(Figure scripts)
++++

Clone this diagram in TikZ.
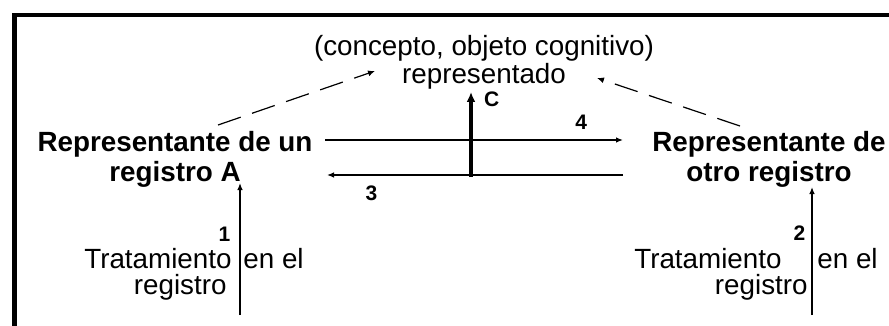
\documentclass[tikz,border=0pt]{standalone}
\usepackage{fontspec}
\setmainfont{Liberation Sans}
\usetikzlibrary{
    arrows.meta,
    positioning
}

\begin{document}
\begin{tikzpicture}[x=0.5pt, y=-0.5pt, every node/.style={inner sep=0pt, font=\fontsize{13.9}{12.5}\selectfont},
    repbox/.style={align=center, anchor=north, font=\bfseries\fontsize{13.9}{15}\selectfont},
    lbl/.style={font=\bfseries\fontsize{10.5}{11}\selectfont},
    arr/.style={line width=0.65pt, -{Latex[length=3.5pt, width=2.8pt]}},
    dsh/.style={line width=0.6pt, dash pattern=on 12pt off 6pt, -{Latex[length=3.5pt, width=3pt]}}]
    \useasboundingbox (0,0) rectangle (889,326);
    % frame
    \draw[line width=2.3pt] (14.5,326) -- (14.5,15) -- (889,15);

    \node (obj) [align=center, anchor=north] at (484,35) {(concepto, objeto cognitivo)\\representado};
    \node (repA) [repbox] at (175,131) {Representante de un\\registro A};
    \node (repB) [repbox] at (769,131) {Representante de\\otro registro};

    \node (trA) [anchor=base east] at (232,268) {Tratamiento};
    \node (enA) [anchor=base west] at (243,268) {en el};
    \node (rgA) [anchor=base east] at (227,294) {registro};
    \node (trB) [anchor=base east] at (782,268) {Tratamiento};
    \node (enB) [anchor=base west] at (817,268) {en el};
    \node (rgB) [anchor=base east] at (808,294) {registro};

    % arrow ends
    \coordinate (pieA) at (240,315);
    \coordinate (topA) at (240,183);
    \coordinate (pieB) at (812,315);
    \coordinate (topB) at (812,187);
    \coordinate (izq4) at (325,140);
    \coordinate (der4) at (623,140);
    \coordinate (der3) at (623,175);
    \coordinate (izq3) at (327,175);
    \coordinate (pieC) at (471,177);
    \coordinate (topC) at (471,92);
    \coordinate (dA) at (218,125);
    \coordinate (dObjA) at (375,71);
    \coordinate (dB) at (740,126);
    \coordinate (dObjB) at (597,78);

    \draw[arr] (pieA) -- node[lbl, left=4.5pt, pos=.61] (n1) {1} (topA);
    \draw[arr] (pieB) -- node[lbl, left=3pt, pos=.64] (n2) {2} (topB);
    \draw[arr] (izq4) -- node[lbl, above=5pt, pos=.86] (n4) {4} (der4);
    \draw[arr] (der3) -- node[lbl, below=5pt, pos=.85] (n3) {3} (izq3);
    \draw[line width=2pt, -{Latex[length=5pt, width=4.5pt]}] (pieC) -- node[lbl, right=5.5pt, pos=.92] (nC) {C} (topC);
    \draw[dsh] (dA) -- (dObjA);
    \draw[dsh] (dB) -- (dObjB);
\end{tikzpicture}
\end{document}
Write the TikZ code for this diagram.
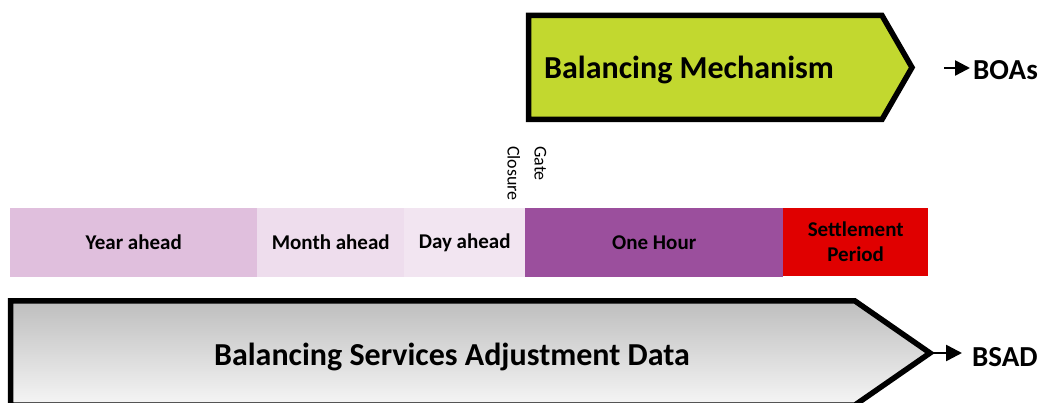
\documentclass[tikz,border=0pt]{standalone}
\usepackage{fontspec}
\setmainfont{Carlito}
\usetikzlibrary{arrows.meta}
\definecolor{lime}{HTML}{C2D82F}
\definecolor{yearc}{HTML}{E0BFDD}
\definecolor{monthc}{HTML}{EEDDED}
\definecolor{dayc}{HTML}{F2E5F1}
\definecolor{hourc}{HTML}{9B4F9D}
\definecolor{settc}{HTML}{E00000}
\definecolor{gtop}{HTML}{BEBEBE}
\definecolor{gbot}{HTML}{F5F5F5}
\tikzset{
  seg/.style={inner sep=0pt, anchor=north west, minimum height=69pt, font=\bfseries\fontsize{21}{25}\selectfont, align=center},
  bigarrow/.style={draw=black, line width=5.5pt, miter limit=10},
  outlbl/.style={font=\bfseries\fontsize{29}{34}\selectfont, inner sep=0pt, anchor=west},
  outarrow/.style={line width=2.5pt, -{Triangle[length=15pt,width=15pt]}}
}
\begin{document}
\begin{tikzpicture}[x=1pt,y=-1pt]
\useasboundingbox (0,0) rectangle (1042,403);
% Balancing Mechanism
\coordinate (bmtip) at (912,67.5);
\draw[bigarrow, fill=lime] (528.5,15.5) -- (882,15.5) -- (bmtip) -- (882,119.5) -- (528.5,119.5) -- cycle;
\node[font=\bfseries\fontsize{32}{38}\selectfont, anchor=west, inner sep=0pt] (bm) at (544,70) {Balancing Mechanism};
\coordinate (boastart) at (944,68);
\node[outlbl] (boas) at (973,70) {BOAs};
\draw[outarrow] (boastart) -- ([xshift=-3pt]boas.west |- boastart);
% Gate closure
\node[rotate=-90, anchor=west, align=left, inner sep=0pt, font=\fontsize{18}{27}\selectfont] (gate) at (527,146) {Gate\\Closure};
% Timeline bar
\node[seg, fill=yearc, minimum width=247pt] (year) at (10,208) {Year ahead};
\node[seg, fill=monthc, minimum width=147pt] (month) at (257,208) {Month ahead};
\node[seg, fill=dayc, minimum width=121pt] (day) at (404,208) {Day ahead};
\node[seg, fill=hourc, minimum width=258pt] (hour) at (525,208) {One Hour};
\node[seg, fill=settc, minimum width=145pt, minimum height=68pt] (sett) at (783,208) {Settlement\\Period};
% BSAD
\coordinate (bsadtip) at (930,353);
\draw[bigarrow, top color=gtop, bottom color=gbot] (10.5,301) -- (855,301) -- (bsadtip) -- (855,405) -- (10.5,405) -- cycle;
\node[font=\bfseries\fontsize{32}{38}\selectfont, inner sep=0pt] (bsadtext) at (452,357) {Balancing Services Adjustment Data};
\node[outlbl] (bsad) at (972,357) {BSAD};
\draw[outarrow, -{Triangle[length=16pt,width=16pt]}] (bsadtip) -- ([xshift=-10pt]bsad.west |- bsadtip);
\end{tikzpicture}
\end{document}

++++

Set down the records above word for word, from the first line through the line containing "(rgB) [anchor=base east]", both included; leave out the pictures.

ANSWER TO THE TASK>
Clone this diagram in TikZ.
\documentclass[tikz,border=0pt]{standalone}
\usepackage{fontspec}
\setmainfont{Liberation Sans}
\usetikzlibrary{
    arrows.meta,
    positioning
}

\begin{document}
\begin{tikzpicture}[x=0.5pt, y=-0.5pt, every node/.style={inner sep=0pt, font=\fontsize{13.9}{12.5}\selectfont},
    repbox/.style={align=center, anchor=north, font=\bfseries\fontsize{13.9}{15}\selectfont},
    lbl/.style={font=\bfseries\fontsize{10.5}{11}\selectfont},
    arr/.style={line width=0.65pt, -{Latex[length=3.5pt, width=2.8pt]}},
    dsh/.style={line width=0.6pt, dash pattern=on 12pt off 6pt, -{Latex[length=3.5pt, width=3pt]}}]
    \useasboundingbox (0,0) rectangle (889,326);
    % frame
    \draw[line width=2.3pt] (14.5,326) -- (14.5,15) -- (889,15);

    \node (obj) [align=center, anchor=north] at (484,35) {(concepto, objeto cognitivo)\\representado};
    \node (repA) [repbox] at (175,131) {Representante de un\\registro A};
    \node (repB) [repbox] at (769,131) {Representante de\\otro registro};

    \node (trA) [anchor=base east] at (232,268) {Tratamiento};
    \node (enA) [anchor=base west] at (243,268) {en el};
    \node (rgA) [anchor=base east] at (227,294) {registro};
    \node (trB) [anchor=base east] at (782,268) {Tratamiento};
    \node (enB) [anchor=base west] at (817,268) {en el};
    \node (rgB) [anchor=base east] at (808,294) {registro};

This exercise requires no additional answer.